I’ve had quite a few students shadow me this past year and some of the questions I always get are, “What did you study in school?” and “How did your education set you up for where you are now?” I usually have to keep myself from laughing out loud because honestly, the classes I took don’t relate to my day-to-day duties whatsoever. I was a Sport Management major and minored in Communications with a journalism emphasis. I should have gone to school for graphic design, marketing or communications.

 

There are lots of people working in sport who took classes directly related to what they are doing, but I’ve also found the opposite to be true. So, if I didn’t learn anything in class directly related to my current role, what did I learn in college?

 

First of all, I learned the art of balance and involvement - check out Kristina’s recent post on the art of balancing multiple positions and how it can help you grow. While in school, I was a member of Pi Beta Phi, played for the women’s rugby team, worked three jobs simultaneously while maintaining a social life. It’s not the easiest to balance a so many things, so pick two or three to focus on.

 

While not all of my extracurriculars were directly related to a career in sports, they helped in my overall career development. I was a finalist for a Leadership Development Consultant position for Pi Beta Phi that would have had me traveling around the country visiting different schools for a year post-grad. I ended up not getting the position but I believe it would have helped me in my future sports career. I wanted to work in collegiate athletics so this would have been a great opportunity for me to visit schools and get a better perspective on how athletic departments were ran at other schools.

 

During my junior year, my supervisor told me if I graduated early I would be eligible for a post-grad position within the ODU Athletic Marketing department. I had started as an intern in the wrestling office licking envelopes, became a game day promotions intern, head intern and was now in a post-grad position under the same leadership. I was so lucky to be able to grow so much from what started as grunt work type of position.

 

As a student, you have a lot of resources at your disposal. Take advantage of them! I didn’t study graphic design in college but I taught myself JASC PaintShop Pro when I was 11. Well, that was awhile ago and the programs have changed since then. Through my college’s library, I had access to Lynda so I began watching tutorials for Photoshop. Lynda is expensive, and worth it, but it’s better when you don’t have to pay for it.

 

I also worked at the career management center as a freshman. Years after working there, I continued to go in for help with my resume and cover letters. Find something similar at your school or take your resume and cover letters to your advisor, professor or the writing center.

 

Another unique opportunity you can take advantage of while in school is the ability to study abroad. If you’re anything like me, this one is probably the hardest for you.

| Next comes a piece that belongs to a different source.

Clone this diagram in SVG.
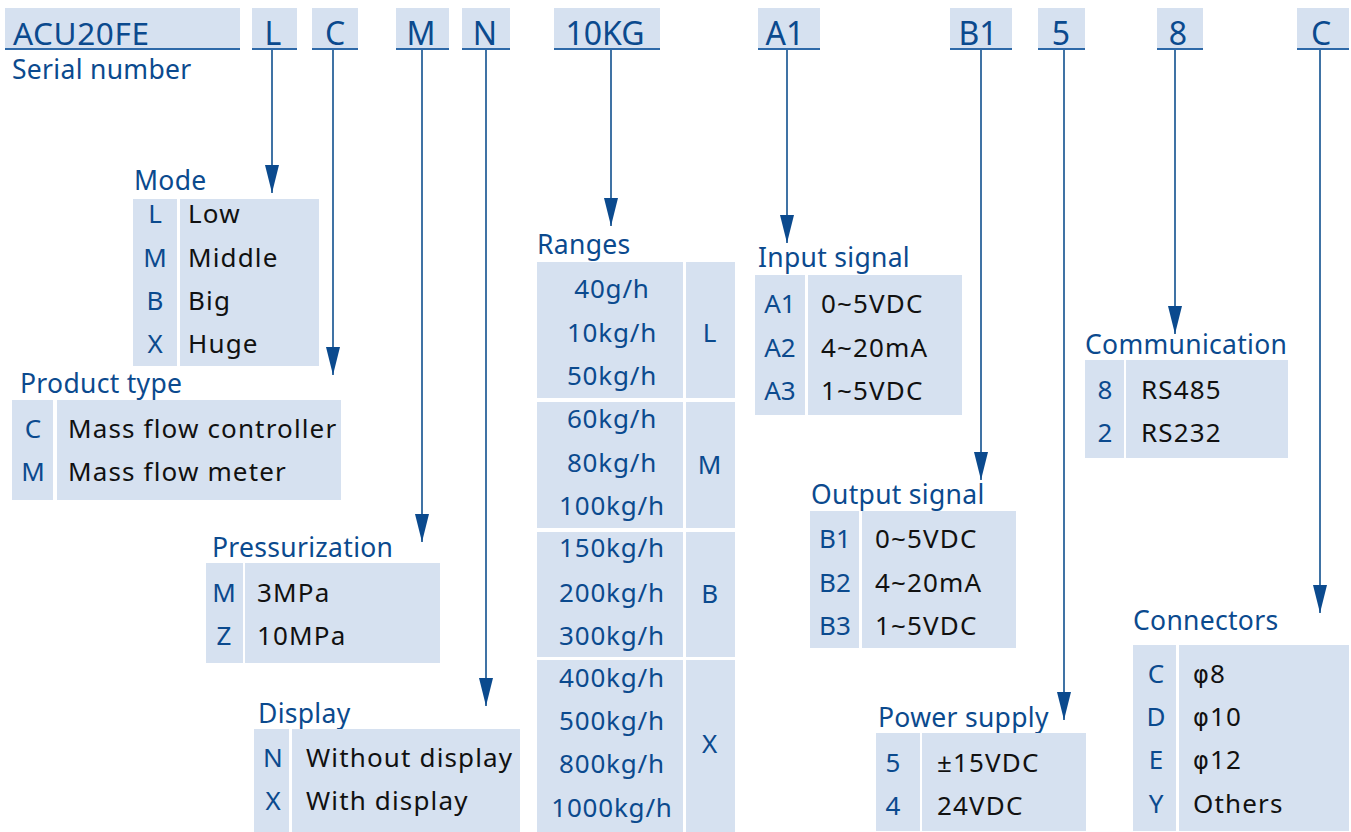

I played a club sport, was in a sorority, held leadership positions in both AND worked three jobs at the same time. Oh, I had a dog too. How in the HECK was I going to study abroad? I ended up going abroad post-grad but still on a school trip. I did an extended spring break trip through Europe and it opened my mind immensely. I’ve always considered myself pretty cultured because my parents were in the Navy and I always moved around, but going abroad really changed my perspective on how I view things.

 

Regardless of how busy you are, if you want a career in sports you definitely need to prioritize a job or volunteer opportunity related to sports. If you’re lucky, your program has an opportunity for an internship built into it. It is so necessary you have some experience working in sports before you graduate. I would be hesitant about hiring someone to work 70 home games for Minor League Baseball if they’ve never worked a gameday. It’s hard to truly understand the grind unless you’ve experienced it. Even if you can only work a week or two at a postseason conference championship, do it. It’s better than nothing. For more information on how to stand out as a student, be sure to read this recent post by Anisha Chedi.

 

I love my alma mater and really did learn a lot in my classes. My classes were fun and informational but don’t exactly line up with what I’m currently doing now, and that’s okay. It’s okay because I took full advantage of the entire college lifestyle and opportunities. You don’t have to change your major or go back to school if you’re doing more than what’s required in the classroom.

 

Most importantly, make the most of your four years…. or five… or six.